Live in orbit: Endeavour crew enjoying day off

Blogger update, 7 p.m.: Engineers are still troubleshooting a problem with the U.S. system that scrubs carbon dioxide from the station's air. The outpost is relying on the Russian segment's system. Flight controllers told station crew members to alert flight surgeons of any potential symptoms from carbon dioxide build-up, but were not concerned about current levels.

Crews on board the International Space Station are enjoying a day of light duty, relaxation, exercise and time to catch up with family and friends on the ground.

"I think we needed it," shuttle Endeavour commander Mark Polansky told mission controllers in Houston.

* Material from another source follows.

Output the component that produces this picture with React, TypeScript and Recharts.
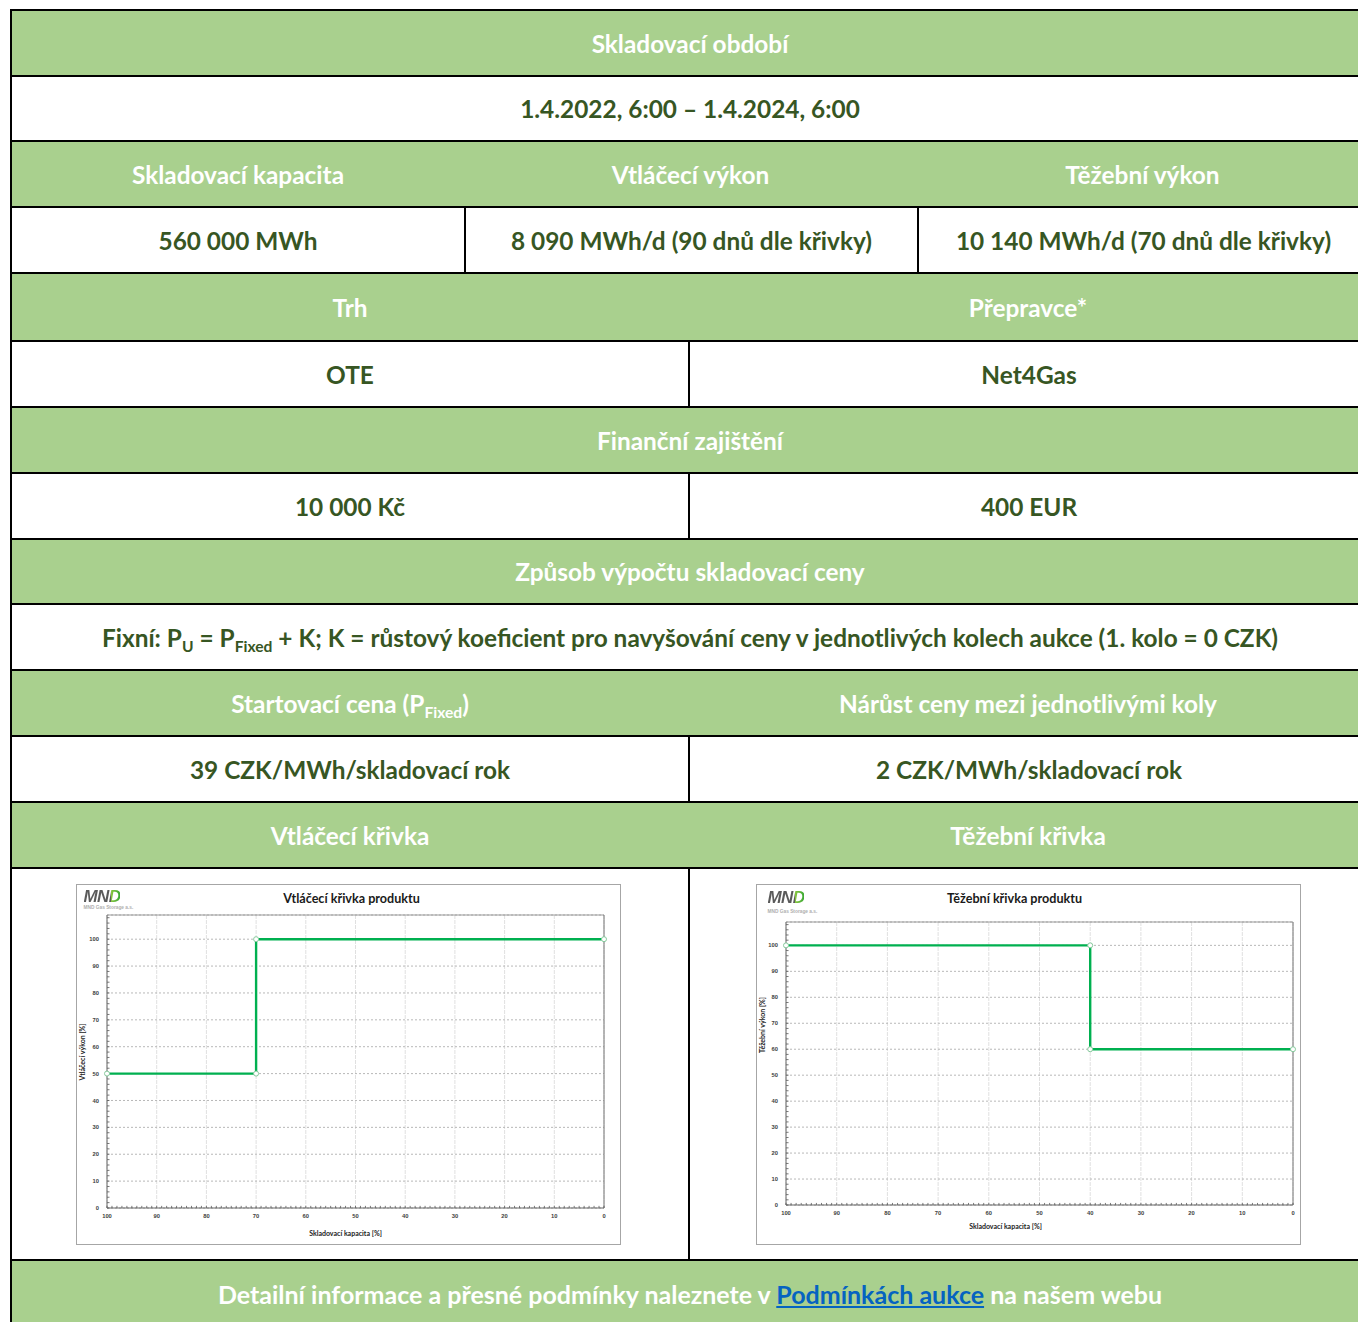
import React from 'react';
import { LineChart, Line, XAxis, YAxis, CartesianGrid, ReferenceLine } from 'recharts';

// ---------- data ----------
const xTicks = [0, 10, 20, 30, 40, 50, 60, 70, 80, 90, 100];
const yTicks = [0, 10, 20, 30, 40, 50, 60, 70, 80, 90, 100];
const yMax = 109;

// Vtláčecí křivka: storage capacity [%] -> injection rate [%]
const injectionCapacity = [100, 70, 70, 0];
const injectionRate = [50, 50, 100, 100];

// Těžební křivka: storage capacity [%] -> withdrawal rate [%]
const withdrawalCapacity = [100, 40, 40, 0];
const withdrawalRate = [100, 100, 60, 60];

const xMinorTicks = Array.from({ length: 101 }, (_, i) => i);
const yMinorTicks = Array.from({ length: 55 }, (_, i) => i * 2);

// ---------- styles ----------
const FONT = "Lato, 'Open Sans', 'Noto Sans', sans-serif";
const GREEN_BG = '#A9D08E';
const DARK = '#375623';
const LINE = '#00B050';
const TICK_FONT = "'Liberation Sans', Arial, sans-serif";

const TABLE_LEFT = 10;
const TABLE_TOP = 10;
const TABLE_W = 1358;
const rowTops = [10, 76, 141, 207, 273, 341, 407, 473, 539, 604, 670, 736, 802, 868, 1260, 1330];

type ChartProps = {
  capacity: number[];
  rate: number[];
  title: string;
  titleX: number;
  yLabel: string;
  yLabelPos: [number, number];
  xLabelPos: [number, number];
  plot: { left: number; right: number; top: number; bottom: number };
  logo: { x: number; y: number; sub: number };
  shift?: number;
};

function CurveChart(p: ChartProps) {
  const data = p.capacity.map((x, i) => ({ x, y: p.rate[i] }));
  const W = 543;
  const H = 359;
  const minorStroke = '#555';
  return (
    <div
      style={{
        position: 'relative',
        left: p.shift || 0,
        width: 545,
        height: 361,
        boxSizing: 'border-box',
        border: '1px solid #a6a6a6',
        background: '#fff',
      }}
    >
      <div style={{ position: 'absolute', left: 0, top: 0 }}>
        <LineChart
          width={W}
          height={H}
          data={data}
          margin={{ top: p.plot.top, right: p.plot.right, left: 0, bottom: 0 }}
        >
          <CartesianGrid horizontal={false} vertical stroke="#e0e0e0" strokeDasharray="4 1" />
          <CartesianGrid horizontal vertical={false} stroke="#b8b8b8" strokeDasharray="2 2" />
          <XAxis
            type="number"
            dataKey="x"
            domain={[0, 100]}
            ticks={xTicks}
            reversed
            height={H - p.plot.bottom}
            tickLine={false}
            tickSize={4}
            axisLine={{ stroke: '#666', strokeWidth: 1 }}
            tick={{ fontSize: 5.8, fill: '#404040', fontFamily: TICK_FONT }}
            interval={0}
          />
          <YAxis
            type="number"
            domain={[0, yMax]}
            ticks={yTicks}
            width={p.plot.left}
            tickLine={false}
            axisLine={{ stroke: '#666', strokeWidth: 1 }}
            tick={{ fontSize: 5.8, fill: '#404040', fontFamily: TICK_FONT }}
            interval={0}
            allowDataOverflow
          />
          <ReferenceLine y={yMax} stroke="#999" strokeWidth={1} />
          <ReferenceLine x={0} stroke="#777" strokeWidth={1} />
          {xMinorTicks.map((t) => (
            <ReferenceLine
              key={'xm' + t}
              segment={[
                { x: t, y: 0 },
                { x: t, y: 0.8 },
              ]}
              stroke={minorStroke}
              strokeWidth={0.8}
            />
          ))}
          {yMinorTicks.map((t) => (
            <ReferenceLine
              key={'ym' + t}
              segment={[
                { x: 100, y: t },
                { x: 99.5, y: t },
              ]}
              stroke={minorStroke}
              strokeWidth={0.8}
            />
          ))}
          <Line
            type="linear"
            dataKey="y"
            stroke={LINE}
            strokeWidth={2.4}
            dot={{ r: 2.5, fill: '#fff', stroke: '#86c99c', strokeWidth: 1 }}
            activeDot={false}
            isAnimationActive={false}
          />
        </LineChart>
      </div>
      {/* logo */}
      <div
        style={{
          position: 'absolute',
          left: p.logo.x,
          top: p.logo.y,
          fontFamily: "'Liberation Sans', Arial, sans-serif",
          fontWeight: 700,
          fontStyle: 'italic',
          fontSize: 17,
          lineHeight: '14px',
          letterSpacing: -0.6,
          background: 'linear-gradient(90deg, #5a5a5a 0%, #5a5a5a 74%, #8cc63f 74%, #3aa935 100%)',
          WebkitBackgroundClip: 'text',
          backgroundClip: 'text',
          color: 'transparent',
        }}
      >
        MND
      </div>
      <div
        style={{
          position: 'absolute',
          left: p.logo.x,
          top: p.logo.sub,
          fontFamily: "'Liberation Sans', Arial, sans-serif",
          fontSize: 4.8,
          lineHeight: '5px',
          color: '#b0b0b0',
          whiteSpace: 'nowrap',
        }}
      >
        MND Gas Storage a.s.
      </div>
      {/* title */}
      <div
        style={{
          position: 'absolute',
          left: p.titleX,
          top: 13,
          transform: 'translate(-50%, -50%)',
          fontFamily: FONT,
          fontWeight: 700,
          fontSize: 12.6,
          color: '#1a1a1a',
          whiteSpace: 'nowrap',
        }}
      >
        {p.title}
      </div>
      {/* y label */}
      <div
        style={{
          position: 'absolute',
          left: p.yLabelPos[0],
          top: p.yLabelPos[1],
          transform: 'translate(-50%, -50%) rotate(-90deg)',
          fontFamily: FONT,
          fontWeight: 700,
          fontSize: 7,
          color: '#222',
          whiteSpace: 'nowrap',
        }}
      >
        {p.yLabel}
      </div>
      {/* x label */}
      <div
        style={{
          position: 'absolute',
          left: p.xLabelPos[0],
          top: p.xLabelPos[1],
          transform: 'translate(-50%, -50%)',
          fontFamily: FONT,
          fontWeight: 700,
          fontSize: 7,
          color: '#222',
          whiteSpace: 'nowrap',
        }}
      >
        Skladovací kapacita [%]
      </div>
    </div>
  );
}

const Sub = ({ children }: { children: React.ReactNode }) => (
  <span style={{ fontSize: '0.64em', verticalAlign: '-0.32em', lineHeight: 0 }}>{children}</span>
);

type RowProps = {
  index: number;
  header?: boolean;
  widths: number[];
  dividers?: boolean;
  cells: React.ReactNode[];
};

function Row({ index, header, widths, dividers, cells }: RowProps) {
  const top = rowTops[index] - TABLE_TOP;
  const height = rowTops[index + 1] - rowTops[index];
  return (
    <div
      style={{
        position: 'absolute',
        left: 0,
        top,
        width: TABLE_W - 2,
        height,
        boxSizing: 'border-box',
        borderTop: '2px solid #000',
        background: header ? GREEN_BG : '#fff',
        display: 'flex',
      }}
    >
      {cells.map((c, i) => (
        <div
          key={i}
          style={{
            width: widths[i],
            flex: 'none',
            boxSizing: 'border-box',
            borderLeft: dividers && i > 0 ? '2px solid #000' : 'none',
            display: 'flex',
            alignItems: 'center',
            justifyContent: 'center',
            color: header ? '#fff' : DARK,
            fontFamily: FONT,
            fontWeight: 700,
            fontSize: 24.4,
            whiteSpace: 'nowrap',
          }}
        >
          {c}
        </div>
      ))}
    </div>
  );
}

const W1 = [TABLE_W - 2];
const W3 = [452, 453, 451];
const W2 = [676, 680];

export default function App() {
  return (
    <div style={{ position: 'relative', width: 1358, height: 1322, overflow: 'hidden' }}>
      <style>{'html,body{margin:0;padding:0;overflow:hidden;background:#fff}'}</style>
      <div
        style={{
          position: 'absolute',
          left: TABLE_LEFT,
          top: TABLE_TOP - 1,
          width: TABLE_W,
          height: 1330,
          boxSizing: 'border-box',
          borderLeft: '2px solid #000',
        }}
      >
        <Row index={0} header widths={W1} cells={['Skladovací období']} />
        <Row index={1} widths={W1} cells={['1.4.2022, 6:00 – 1.4.2024, 6:00']} />
        <Row index={2} header widths={W3} cells={['Skladovací kapacita', 'Vtláčecí výkon', 'Těžební výkon']} />
        <Row
          index={3}
          widths={W3}
          dividers
          cells={['560 000 MWh', '8 090 MWh/d (90 dnů dle křivky)', '10 140 MWh/d (70 dnů dle křivky)']}
        />
        <Row index={4} header widths={W2} cells={['Trh', 'Přepravce*']} />
        <Row index={5} widths={W2} dividers cells={['OTE', 'Net4Gas']} />
        <Row index={6} header widths={W1} cells={['Finanční zajištění']} />
        <Row index={7} widths={W2} dividers cells={['10 000 Kč', '400 EUR']} />
        <Row index={8} header widths={W1} cells={['Způsob výpočtu skladovací ceny']} />
        <Row
          index={9}
          widths={W1}
          cells={[
            <span>
              Fixní: P<Sub>U</Sub> = P<Sub>Fixed</Sub> + K; K = růstový koeficient pro navyšování ceny v jednotlivých
              kolech aukce (1. kolo = 0 CZK)
            </span>,
          ]}
        />
        <Row
          index={10}
          header
          widths={W2}
          cells={[
            <span>
              Startovací cena (P<Sub>Fixed</Sub>)
            </span>,
            'Nárůst ceny mezi jednotlivými koly',
          ]}
        />
        <Row index={11} widths={W2} dividers cells={['39 CZK/MWh/skladovací rok', '2 CZK/MWh/skladovací rok']} />
        <Row index={12} header widths={W2} cells={['Vtláčecí křivka', 'Těžební křivka']} />
        <Row
          index={13}
          widths={W2}
          dividers
          cells={[
            <CurveChart
              capacity={injectionCapacity}
              rate={injectionRate}
              title="Vtláčecí křivka produktu"
              titleX={275}
              yLabel="Vtláčecí výkon [%]"
              yLabelPos={[5.5, 167]}
              xLabelPos={[269, 348]}
              plot={{ left: 30, right: 16, top: 30, bottom: 323 }}
              logo={{ x: 7, y: 5, sub: 20 }}
              shift={-2}
            />,
            <CurveChart
              capacity={withdrawalCapacity}
              rate={withdrawalRate}
              title="Těžební křivka produktu"
              titleX={258}
              yLabel="Těžební výkon [%]"
              yLabelPos={[5, 140]}
              xLabelPos={[249, 341]}
              plot={{ left: 29, right: 7, top: 37, bottom: 320 }}
              logo={{ x: 11, y: 6, sub: 24 }}
              shift={-1}
            />,
          ]}
        />
        <Row
          index={14}
          header
          widths={W1}
          cells={[
            <span style={{ position: 'relative', top: -1, fontSize: 25 }}>
              Detailní informace a přesné podmínky naleznete v{' '}
              <a href="#" style={{ color: '#0563C1', textDecoration: 'underline' }}>
                Podmínkách aukce
              </a>{' '}
              na našem webu
            </span>,
          ]}
        />
      </div>
    </div>
  );
}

An assembly designed to remove carbon dioxide from the Destiny lab's air temporarily shut down after temperatures on one of two related heaters rose above normal, but the problem isn't expected to be serious.

This morning, shuttle Endeavour's crew of seven - shown above without mission specialist Koichi Wakata - took time to answer questions about their mission from three media outlets.

"It's been a real challenge," said mission specialist and lead spacewalker Dave Wolf. "Very complex. Didn't go all according to schedule, but we're back on track."

Also in progress today is planning for the mission's fifth and final spacewalk on Monday,expected to last 6.5 hours.

Astronauts involved in the work, including spacewalkers Chris Cassidy and Tom Marshburn, began a meeting with planners on the ground at 1 p.m.

A preliminary plan included the following sequence of tasks:

- Adjusting protective thermal covers on the Canadian-built Special Purpose Dexterous Manipulator robot arms, known as the SPDM or Dextre. The arms could be used to install spare parts on the station without a spacewalk.

- Rewiring cables at the station's Z1 truss segment so that two gyroscopes each have their own power source. Four gyroscopes control the station's orientation in space. If that power source failed, it would knock out half of the gyroscopes, so the change reduces the impact of such a failure.

- Installing video equipment on the new "porch" installed earlier in the mission on the Japanese science lab called Kibo, or "hope." The views are needed to prepare for the arrival of a new Japanese robotic resupply spacecraft later this year.

- Attach devices on the Starboard 3 truss segment that will hold large spare parts outside the station. The parts will be needed to extend the station's life after the space shuttle's planned retirement next year.

Mission controller report that all six new solar array batteries installed during the mission's third and fourth spacewalks are holding power and expected to be integrated into the station power system soon.

What's next? Around 5 p.m. today, the 13 astronauts on the station will beam down a video called "The Partnership of the International Space Station." It will share thoughts on the record number of people on board one spacecraft, which include representatives from all of the station's major international partners: the United States, Russia, Japan, Canada and Europe.

You can watch it here - just click the NASA TV still image on this page to launch a viewer.

The crew plans to go to sleep around 8:30 p.m. EDT and wake up Sunday around 4:30 a.m. EDT.